**Exercise input:**
- - -

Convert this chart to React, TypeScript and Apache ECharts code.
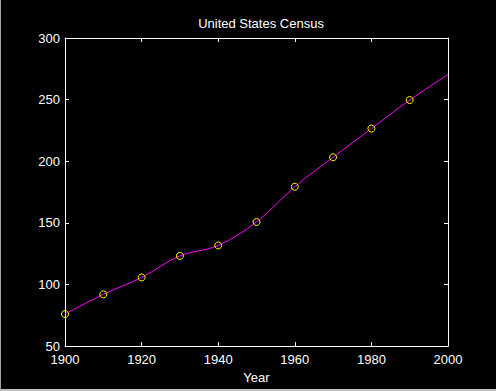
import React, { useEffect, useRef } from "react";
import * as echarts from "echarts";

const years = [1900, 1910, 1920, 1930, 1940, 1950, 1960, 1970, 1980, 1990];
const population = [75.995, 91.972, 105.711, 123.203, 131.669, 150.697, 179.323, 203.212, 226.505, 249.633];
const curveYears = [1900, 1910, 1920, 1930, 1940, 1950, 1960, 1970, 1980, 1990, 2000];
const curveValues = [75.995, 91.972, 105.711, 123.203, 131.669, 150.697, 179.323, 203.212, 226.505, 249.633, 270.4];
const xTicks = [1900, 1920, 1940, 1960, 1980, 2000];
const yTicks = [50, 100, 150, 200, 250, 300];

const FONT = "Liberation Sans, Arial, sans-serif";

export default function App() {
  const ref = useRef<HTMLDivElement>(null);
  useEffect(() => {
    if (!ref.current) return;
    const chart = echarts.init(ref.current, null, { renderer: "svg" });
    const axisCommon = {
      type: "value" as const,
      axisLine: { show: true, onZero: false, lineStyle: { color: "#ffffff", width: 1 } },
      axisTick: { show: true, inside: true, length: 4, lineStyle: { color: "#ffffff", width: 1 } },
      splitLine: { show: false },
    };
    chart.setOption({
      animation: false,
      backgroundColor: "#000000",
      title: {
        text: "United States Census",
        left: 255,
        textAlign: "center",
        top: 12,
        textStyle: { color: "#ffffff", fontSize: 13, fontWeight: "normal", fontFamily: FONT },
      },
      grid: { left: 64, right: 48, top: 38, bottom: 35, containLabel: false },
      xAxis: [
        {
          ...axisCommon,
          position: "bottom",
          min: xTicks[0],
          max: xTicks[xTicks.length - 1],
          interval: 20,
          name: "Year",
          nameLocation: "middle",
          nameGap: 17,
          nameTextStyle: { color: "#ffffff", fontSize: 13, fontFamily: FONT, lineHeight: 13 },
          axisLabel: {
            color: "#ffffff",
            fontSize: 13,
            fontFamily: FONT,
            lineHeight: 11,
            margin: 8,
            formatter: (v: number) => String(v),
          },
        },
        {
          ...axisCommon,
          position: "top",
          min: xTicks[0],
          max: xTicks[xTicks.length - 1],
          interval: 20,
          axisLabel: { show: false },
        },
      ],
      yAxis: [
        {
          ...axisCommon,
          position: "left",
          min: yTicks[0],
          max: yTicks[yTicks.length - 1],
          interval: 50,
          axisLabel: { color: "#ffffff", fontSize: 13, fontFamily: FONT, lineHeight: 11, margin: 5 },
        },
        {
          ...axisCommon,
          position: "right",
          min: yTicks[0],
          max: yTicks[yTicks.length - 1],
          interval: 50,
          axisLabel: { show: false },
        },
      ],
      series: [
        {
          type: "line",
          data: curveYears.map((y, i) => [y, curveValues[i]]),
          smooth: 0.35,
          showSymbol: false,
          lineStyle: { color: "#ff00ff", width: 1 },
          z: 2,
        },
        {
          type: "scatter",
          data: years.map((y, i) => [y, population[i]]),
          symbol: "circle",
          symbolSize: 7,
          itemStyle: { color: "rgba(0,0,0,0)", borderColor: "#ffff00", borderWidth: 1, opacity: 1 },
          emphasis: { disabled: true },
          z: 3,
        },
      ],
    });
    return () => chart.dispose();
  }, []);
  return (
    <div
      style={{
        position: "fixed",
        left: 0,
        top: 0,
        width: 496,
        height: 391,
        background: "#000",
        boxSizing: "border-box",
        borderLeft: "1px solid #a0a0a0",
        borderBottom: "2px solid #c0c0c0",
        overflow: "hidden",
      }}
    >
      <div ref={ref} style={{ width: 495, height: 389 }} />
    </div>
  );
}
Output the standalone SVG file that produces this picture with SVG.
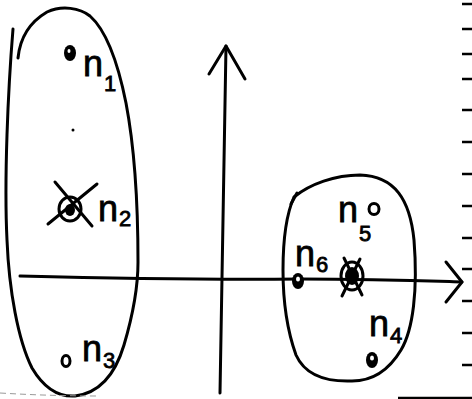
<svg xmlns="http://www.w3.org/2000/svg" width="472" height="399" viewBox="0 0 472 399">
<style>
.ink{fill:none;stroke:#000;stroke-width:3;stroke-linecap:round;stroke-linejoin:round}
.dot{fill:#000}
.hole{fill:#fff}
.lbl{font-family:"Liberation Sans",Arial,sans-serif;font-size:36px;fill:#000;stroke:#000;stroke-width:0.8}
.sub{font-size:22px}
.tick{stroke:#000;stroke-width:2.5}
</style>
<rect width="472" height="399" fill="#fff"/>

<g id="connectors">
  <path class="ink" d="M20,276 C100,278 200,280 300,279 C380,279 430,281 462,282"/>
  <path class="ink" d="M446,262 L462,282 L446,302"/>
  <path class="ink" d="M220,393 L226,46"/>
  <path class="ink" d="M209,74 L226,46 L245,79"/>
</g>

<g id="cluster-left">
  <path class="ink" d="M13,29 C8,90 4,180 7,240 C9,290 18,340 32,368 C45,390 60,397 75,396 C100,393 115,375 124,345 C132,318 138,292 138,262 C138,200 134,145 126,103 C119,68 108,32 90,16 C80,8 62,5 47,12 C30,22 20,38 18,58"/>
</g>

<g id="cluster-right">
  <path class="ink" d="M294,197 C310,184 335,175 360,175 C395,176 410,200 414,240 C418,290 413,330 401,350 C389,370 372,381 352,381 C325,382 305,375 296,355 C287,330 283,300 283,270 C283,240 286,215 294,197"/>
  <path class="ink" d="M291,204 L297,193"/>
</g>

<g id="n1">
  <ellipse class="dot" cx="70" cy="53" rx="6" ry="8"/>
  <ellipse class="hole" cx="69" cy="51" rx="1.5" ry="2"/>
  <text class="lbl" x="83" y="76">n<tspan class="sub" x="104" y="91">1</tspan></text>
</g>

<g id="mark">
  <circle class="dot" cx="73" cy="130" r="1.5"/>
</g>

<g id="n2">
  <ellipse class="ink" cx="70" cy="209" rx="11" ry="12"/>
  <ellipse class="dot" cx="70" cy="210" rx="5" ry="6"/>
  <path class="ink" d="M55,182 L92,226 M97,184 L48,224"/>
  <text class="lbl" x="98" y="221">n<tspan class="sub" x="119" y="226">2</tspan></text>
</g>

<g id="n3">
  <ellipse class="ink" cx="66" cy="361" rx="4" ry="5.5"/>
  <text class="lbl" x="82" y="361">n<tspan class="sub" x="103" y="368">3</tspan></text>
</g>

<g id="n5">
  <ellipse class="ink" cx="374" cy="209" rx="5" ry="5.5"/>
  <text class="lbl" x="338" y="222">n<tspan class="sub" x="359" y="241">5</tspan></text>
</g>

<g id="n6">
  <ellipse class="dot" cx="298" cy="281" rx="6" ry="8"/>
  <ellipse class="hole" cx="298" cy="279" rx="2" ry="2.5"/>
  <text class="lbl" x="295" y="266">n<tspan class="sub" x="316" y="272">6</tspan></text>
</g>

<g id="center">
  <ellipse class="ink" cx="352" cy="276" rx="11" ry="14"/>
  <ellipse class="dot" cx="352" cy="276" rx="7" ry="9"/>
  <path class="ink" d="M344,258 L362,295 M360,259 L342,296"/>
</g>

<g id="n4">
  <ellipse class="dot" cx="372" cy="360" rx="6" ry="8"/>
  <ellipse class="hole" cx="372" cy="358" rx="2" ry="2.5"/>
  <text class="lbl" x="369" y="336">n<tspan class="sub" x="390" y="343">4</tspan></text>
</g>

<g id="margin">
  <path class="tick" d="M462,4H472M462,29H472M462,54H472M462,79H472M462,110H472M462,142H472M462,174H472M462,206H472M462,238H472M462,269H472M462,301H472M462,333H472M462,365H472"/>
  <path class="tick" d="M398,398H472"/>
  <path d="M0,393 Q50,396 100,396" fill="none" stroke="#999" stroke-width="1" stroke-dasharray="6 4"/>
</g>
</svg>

- - -

**Exercise directions:** Give the material again exactly as it is, but keep the pictures out.

**Task result:**
Convert this chart to React, TypeScript and Apache ECharts code.
import React, { useEffect, useRef } from "react";
import * as echarts from "echarts";

const years = [1900, 1910, 1920, 1930, 1940, 1950, 1960, 1970, 1980, 1990];
const population = [75.995, 91.972, 105.711, 123.203, 131.669, 150.697, 179.323, 203.212, 226.505, 249.633];
const curveYears = [1900, 1910, 1920, 1930, 1940, 1950, 1960, 1970, 1980, 1990, 2000];
const curveValues = [75.995, 91.972, 105.711, 123.203, 131.669, 150.697, 179.323, 203.212, 226.505, 249.633, 270.4];
const xTicks = [1900, 1920, 1940, 1960, 1980, 2000];
const yTicks = [50, 100, 150, 200, 250, 300];

const FONT = "Liberation Sans, Arial, sans-serif";

export default function App() {
  const ref = useRef<HTMLDivElement>(null);
  useEffect(() => {
    if (!ref.current) return;
    const chart = echarts.init(ref.current, null, { renderer: "svg" });
    const axisCommon = {
      type: "value" as const,
      axisLine: { show: true, onZero: false, lineStyle: { color: "#ffffff", width: 1 } },
      axisTick: { show: true, inside: true, length: 4, lineStyle: { color: "#ffffff", width: 1 } },
      splitLine: { show: false },
    };
    chart.setOption({
      animation: false,
      backgroundColor: "#000000",
      title: {
        text: "United States Census",
        left: 255,
        textAlign: "center",
        top: 12,
        textStyle: { color: "#ffffff", fontSize: 13, fontWeight: "normal", fontFamily: FONT },
      },
      grid: { left: 64, right: 48, top: 38, bottom: 35, containLabel: false },
      xAxis: [
        {
          ...axisCommon,
          position: "bottom",
          min: xTicks[0],
          max: xTicks[xTicks.length - 1],
          interval: 20,
          name: "Year",
          nameLocation: "middle",
          nameGap: 17,
          nameTextStyle: { color: "#ffffff", fontSize: 13, fontFamily: FONT, lineHeight: 13 },
          axisLabel: {
            color: "#ffffff",
            fontSize: 13,
            fontFamily: FONT,
            lineHeight: 11,
            margin: 8,
            formatter: (v: number) => String(v),
          },
        },
        {
          ...axisCommon,
          position: "top",
          min: xTicks[0],
          max: xTicks[xTicks.length - 1],
          interval: 20,
          axisLabel: { show: false },
        },
      ],
      yAxis: [
        {
          ...axisCommon,
          position: "left",
          min: yTicks[0],
          max: yTicks[yTicks.length - 1],
          interval: 50,
          axisLabel: { color: "#ffffff", fontSize: 13, fontFamily: FONT, lineHeight: 11, margin: 5 },
        },
        {
          ...axisCommon,
          position: "right",
          min: yTicks[0],
          max: yTicks[yTicks.length - 1],
          interval: 50,
          axisLabel: { show: false },
        },
      ],
      series: [
        {
          type: "line",
          data: curveYears.map((y, i) => [y, curveValues[i]]),
          smooth: 0.35,
          showSymbol: false,
          lineStyle: { color: "#ff00ff", width: 1 },
          z: 2,
        },
        {
          type: "scatter",
          data: years.map((y, i) => [y, population[i]]),
          symbol: "circle",
          symbolSize: 7,
          itemStyle: { color: "rgba(0,0,0,0)", borderColor: "#ffff00", borderWidth: 1, opacity: 1 },
          emphasis: { disabled: true },
          z: 3,
        },
      ],
    });
    return () => chart.dispose();
  }, []);
  return (
    <div
      style={{
        position: "fixed",
        left: 0,
        top: 0,
        width: 496,
        height: 391,
        background: "#000",
        boxSizing: "border-box",
        borderLeft: "1px solid #a0a0a0",
        borderBottom: "2px solid #c0c0c0",
        overflow: "hidden",
      }}
    >
      <div ref={ref} style={{ width: 495, height: 389 }} />
    </div>
  );
}
Output the standalone SVG file that produces this picture with SVG.
<svg xmlns="http://www.w3.org/2000/svg" width="472" height="399" viewBox="0 0 472 399">
<style>
.ink{fill:none;stroke:#000;stroke-width:3;stroke-linecap:round;stroke-linejoin:round}
.dot{fill:#000}
.hole{fill:#fff}
.lbl{font-family:"Liberation Sans",Arial,sans-serif;font-size:36px;fill:#000;stroke:#000;stroke-width:0.8}
.sub{font-size:22px}
.tick{stroke:#000;stroke-width:2.5}
</style>
<rect width="472" height="399" fill="#fff"/>

<g id="connectors">
  <path class="ink" d="M20,276 C100,278 200,280 300,279 C380,279 430,281 462,282"/>
  <path class="ink" d="M446,262 L462,282 L446,302"/>
  <path class="ink" d="M220,393 L226,46"/>
  <path class="ink" d="M209,74 L226,46 L245,79"/>
</g>

<g id="cluster-left">
  <path class="ink" d="M13,29 C8,90 4,180 7,240 C9,290 18,340 32,368 C45,390 60,397 75,396 C100,393 115,375 124,345 C132,318 138,292 138,262 C138,200 134,145 126,103 C119,68 108,32 90,16 C80,8 62,5 47,12 C30,22 20,38 18,58"/>
</g>

<g id="cluster-right">
  <path class="ink" d="M294,197 C310,184 335,175 360,175 C395,176 410,200 414,240 C418,290 413,330 401,350 C389,370 372,381 352,381 C325,382 305,375 296,355 C287,330 283,300 283,270 C283,240 286,215 294,197"/>
  <path class="ink" d="M291,204 L297,193"/>
</g>

<g id="n1">
  <ellipse class="dot" cx="70" cy="53" rx="6" ry="8"/>
  <ellipse class="hole" cx="69" cy="51" rx="1.5" ry="2"/>
  <text class="lbl" x="83" y="76">n<tspan class="sub" x="104" y="91">1</tspan></text>
</g>

<g id="mark">
  <circle class="dot" cx="73" cy="130" r="1.5"/>
</g>

<g id="n2">
  <ellipse class="ink" cx="70" cy="209" rx="11" ry="12"/>
  <ellipse class="dot" cx="70" cy="210" rx="5" ry="6"/>
  <path class="ink" d="M55,182 L92,226 M97,184 L48,224"/>
  <text class="lbl" x="98" y="221">n<tspan class="sub" x="119" y="226">2</tspan></text>
</g>

<g id="n3">
  <ellipse class="ink" cx="66" cy="361" rx="4" ry="5.5"/>
  <text class="lbl" x="82" y="361">n<tspan class="sub" x="103" y="368">3</tspan></text>
</g>

<g id="n5">
  <ellipse class="ink" cx="374" cy="209" rx="5" ry="5.5"/>
  <text class="lbl" x="338" y="222">n<tspan class="sub" x="359" y="241">5</tspan></text>
</g>

<g id="n6">
  <ellipse class="dot" cx="298" cy="281" rx="6" ry="8"/>
  <ellipse class="hole" cx="298" cy="279" rx="2" ry="2.5"/>
  <text class="lbl" x="295" y="266">n<tspan class="sub" x="316" y="272">6</tspan></text>
</g>

<g id="center">
  <ellipse class="ink" cx="352" cy="276" rx="11" ry="14"/>
  <ellipse class="dot" cx="352" cy="276" rx="7" ry="9"/>
  <path class="ink" d="M344,258 L362,295 M360,259 L342,296"/>
</g>

<g id="n4">
  <ellipse class="dot" cx="372" cy="360" rx="6" ry="8"/>
  <ellipse class="hole" cx="372" cy="358" rx="2" ry="2.5"/>
  <text class="lbl" x="369" y="336">n<tspan class="sub" x="390" y="343">4</tspan></text>
</g>

<g id="margin">
  <path class="tick" d="M462,4H472M462,29H472M462,54H472M462,79H472M462,110H472M462,142H472M462,174H472M462,206H472M462,238H472M462,269H472M462,301H472M462,333H472M462,365H472"/>
  <path class="tick" d="M398,398H472"/>
  <path d="M0,393 Q50,396 100,396" fill="none" stroke="#999" stroke-width="1" stroke-dasharray="6 4"/>
</g>
</svg>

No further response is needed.